JOB:
Output the material word for word. Leave each picture out.

RECORDED INFORMATION:

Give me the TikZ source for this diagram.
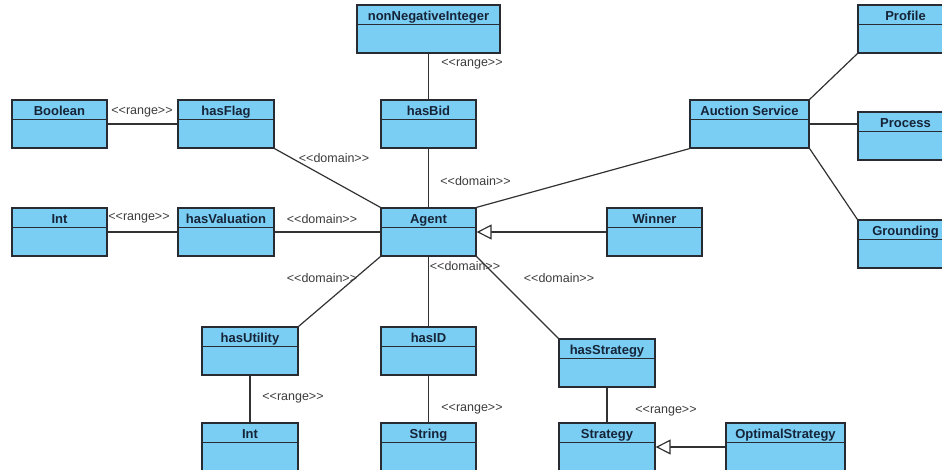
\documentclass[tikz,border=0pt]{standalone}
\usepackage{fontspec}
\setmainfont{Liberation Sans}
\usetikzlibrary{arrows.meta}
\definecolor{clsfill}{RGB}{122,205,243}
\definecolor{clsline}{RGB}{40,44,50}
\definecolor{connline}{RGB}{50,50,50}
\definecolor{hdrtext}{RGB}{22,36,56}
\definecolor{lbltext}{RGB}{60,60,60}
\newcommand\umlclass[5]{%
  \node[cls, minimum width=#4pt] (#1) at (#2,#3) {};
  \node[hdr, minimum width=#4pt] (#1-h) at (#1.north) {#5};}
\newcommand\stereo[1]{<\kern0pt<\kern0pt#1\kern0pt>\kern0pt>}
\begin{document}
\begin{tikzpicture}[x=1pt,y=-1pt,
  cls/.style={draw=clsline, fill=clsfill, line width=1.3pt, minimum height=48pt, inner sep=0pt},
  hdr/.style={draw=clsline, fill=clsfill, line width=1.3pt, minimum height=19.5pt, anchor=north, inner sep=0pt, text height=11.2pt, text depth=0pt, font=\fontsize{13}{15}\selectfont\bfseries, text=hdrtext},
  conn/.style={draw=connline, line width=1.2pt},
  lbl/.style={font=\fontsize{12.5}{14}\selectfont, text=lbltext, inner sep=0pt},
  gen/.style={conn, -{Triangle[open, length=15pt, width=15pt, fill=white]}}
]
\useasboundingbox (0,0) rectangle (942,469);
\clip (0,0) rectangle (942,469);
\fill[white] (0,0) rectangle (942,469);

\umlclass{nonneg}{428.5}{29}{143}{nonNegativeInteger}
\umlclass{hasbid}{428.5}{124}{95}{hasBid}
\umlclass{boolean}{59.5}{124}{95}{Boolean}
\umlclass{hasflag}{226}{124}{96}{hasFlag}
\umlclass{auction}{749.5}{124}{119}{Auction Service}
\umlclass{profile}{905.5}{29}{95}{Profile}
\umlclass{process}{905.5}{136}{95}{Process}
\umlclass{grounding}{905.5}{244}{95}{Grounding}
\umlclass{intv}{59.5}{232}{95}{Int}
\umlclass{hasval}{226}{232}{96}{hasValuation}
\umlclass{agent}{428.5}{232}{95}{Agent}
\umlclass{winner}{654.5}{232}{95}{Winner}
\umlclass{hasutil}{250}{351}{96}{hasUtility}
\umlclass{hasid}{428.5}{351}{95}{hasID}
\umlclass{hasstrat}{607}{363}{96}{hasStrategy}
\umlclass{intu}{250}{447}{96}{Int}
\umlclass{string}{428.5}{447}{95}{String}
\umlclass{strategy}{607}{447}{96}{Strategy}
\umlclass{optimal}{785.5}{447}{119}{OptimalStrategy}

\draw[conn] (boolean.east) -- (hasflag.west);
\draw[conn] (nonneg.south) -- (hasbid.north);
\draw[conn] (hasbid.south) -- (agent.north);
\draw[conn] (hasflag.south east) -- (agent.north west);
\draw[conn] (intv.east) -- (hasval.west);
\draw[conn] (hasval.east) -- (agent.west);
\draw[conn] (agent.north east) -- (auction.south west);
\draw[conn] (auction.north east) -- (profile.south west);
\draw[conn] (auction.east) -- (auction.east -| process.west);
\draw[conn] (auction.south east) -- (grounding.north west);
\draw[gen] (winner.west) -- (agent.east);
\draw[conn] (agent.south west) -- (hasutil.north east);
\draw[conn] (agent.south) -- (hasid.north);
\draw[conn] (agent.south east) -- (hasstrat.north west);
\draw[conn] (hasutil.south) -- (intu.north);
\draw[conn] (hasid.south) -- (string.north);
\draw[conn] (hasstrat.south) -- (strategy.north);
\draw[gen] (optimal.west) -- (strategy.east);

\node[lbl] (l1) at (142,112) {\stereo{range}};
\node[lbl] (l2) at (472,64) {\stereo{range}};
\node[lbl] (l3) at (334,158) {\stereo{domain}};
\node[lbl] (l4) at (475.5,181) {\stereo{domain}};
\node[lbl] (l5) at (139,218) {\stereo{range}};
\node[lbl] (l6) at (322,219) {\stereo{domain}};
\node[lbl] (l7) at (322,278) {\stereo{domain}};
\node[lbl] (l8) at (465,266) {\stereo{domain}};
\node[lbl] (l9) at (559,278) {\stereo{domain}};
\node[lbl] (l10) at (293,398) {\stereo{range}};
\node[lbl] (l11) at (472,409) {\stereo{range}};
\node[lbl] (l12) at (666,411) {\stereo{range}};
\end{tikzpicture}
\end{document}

FINAL RESULT:
Give me the TikZ source for this diagram.
\documentclass[tikz,border=0pt]{standalone}
\usepackage{fontspec}
\setmainfont{Liberation Sans}
\usetikzlibrary{arrows.meta}
\definecolor{clsfill}{RGB}{122,205,243}
\definecolor{clsline}{RGB}{40,44,50}
\definecolor{connline}{RGB}{50,50,50}
\definecolor{hdrtext}{RGB}{22,36,56}
\definecolor{lbltext}{RGB}{60,60,60}
\newcommand\umlclass[5]{%
  \node[cls, minimum width=#4pt] (#1) at (#2,#3) {};
  \node[hdr, minimum width=#4pt] (#1-h) at (#1.north) {#5};}
\newcommand\stereo[1]{<\kern0pt<\kern0pt#1\kern0pt>\kern0pt>}
\begin{document}
\begin{tikzpicture}[x=1pt,y=-1pt,
  cls/.style={draw=clsline, fill=clsfill, line width=1.3pt, minimum height=48pt, inner sep=0pt},
  hdr/.style={draw=clsline, fill=clsfill, line width=1.3pt, minimum height=19.5pt, anchor=north, inner sep=0pt, text height=11.2pt, text depth=0pt, font=\fontsize{13}{15}\selectfont\bfseries, text=hdrtext},
  conn/.style={draw=connline, line width=1.2pt},
  lbl/.style={font=\fontsize{12.5}{14}\selectfont, text=lbltext, inner sep=0pt},
  gen/.style={conn, -{Triangle[open, length=15pt, width=15pt, fill=white]}}
]
\useasboundingbox (0,0) rectangle (942,469);
\clip (0,0) rectangle (942,469);
\fill[white] (0,0) rectangle (942,469);

\umlclass{nonneg}{428.5}{29}{143}{nonNegativeInteger}
\umlclass{hasbid}{428.5}{124}{95}{hasBid}
\umlclass{boolean}{59.5}{124}{95}{Boolean}
\umlclass{hasflag}{226}{124}{96}{hasFlag}
\umlclass{auction}{749.5}{124}{119}{Auction Service}
\umlclass{profile}{905.5}{29}{95}{Profile}
\umlclass{process}{905.5}{136}{95}{Process}
\umlclass{grounding}{905.5}{244}{95}{Grounding}
\umlclass{intv}{59.5}{232}{95}{Int}
\umlclass{hasval}{226}{232}{96}{hasValuation}
\umlclass{agent}{428.5}{232}{95}{Agent}
\umlclass{winner}{654.5}{232}{95}{Winner}
\umlclass{hasutil}{250}{351}{96}{hasUtility}
\umlclass{hasid}{428.5}{351}{95}{hasID}
\umlclass{hasstrat}{607}{363}{96}{hasStrategy}
\umlclass{intu}{250}{447}{96}{Int}
\umlclass{string}{428.5}{447}{95}{String}
\umlclass{strategy}{607}{447}{96}{Strategy}
\umlclass{optimal}{785.5}{447}{119}{OptimalStrategy}

\draw[conn] (boolean.east) -- (hasflag.west);
\draw[conn] (nonneg.south) -- (hasbid.north);
\draw[conn] (hasbid.south) -- (agent.north);
\draw[conn] (hasflag.south east) -- (agent.north west);
\draw[conn] (intv.east) -- (hasval.west);
\draw[conn] (hasval.east) -- (agent.west);
\draw[conn] (agent.north east) -- (auction.south west);
\draw[conn] (auction.north east) -- (profile.south west);
\draw[conn] (auction.east) -- (auction.east -| process.west);
\draw[conn] (auction.south east) -- (grounding.north west);
\draw[gen] (winner.west) -- (agent.east);
\draw[conn] (agent.south west) -- (hasutil.north east);
\draw[conn] (agent.south) -- (hasid.north);
\draw[conn] (agent.south east) -- (hasstrat.north west);
\draw[conn] (hasutil.south) -- (intu.north);
\draw[conn] (hasid.south) -- (string.north);
\draw[conn] (hasstrat.south) -- (strategy.north);
\draw[gen] (optimal.west) -- (strategy.east);

\node[lbl] (l1) at (142,112) {\stereo{range}};
\node[lbl] (l2) at (472,64) {\stereo{range}};
\node[lbl] (l3) at (334,158) {\stereo{domain}};
\node[lbl] (l4) at (475.5,181) {\stereo{domain}};
\node[lbl] (l5) at (139,218) {\stereo{range}};
\node[lbl] (l6) at (322,219) {\stereo{domain}};
\node[lbl] (l7) at (322,278) {\stereo{domain}};
\node[lbl] (l8) at (465,266) {\stereo{domain}};
\node[lbl] (l9) at (559,278) {\stereo{domain}};
\node[lbl] (l10) at (293,398) {\stereo{range}};
\node[lbl] (l11) at (472,409) {\stereo{range}};
\node[lbl] (l12) at (666,411) {\stereo{range}};
\end{tikzpicture}
\end{document}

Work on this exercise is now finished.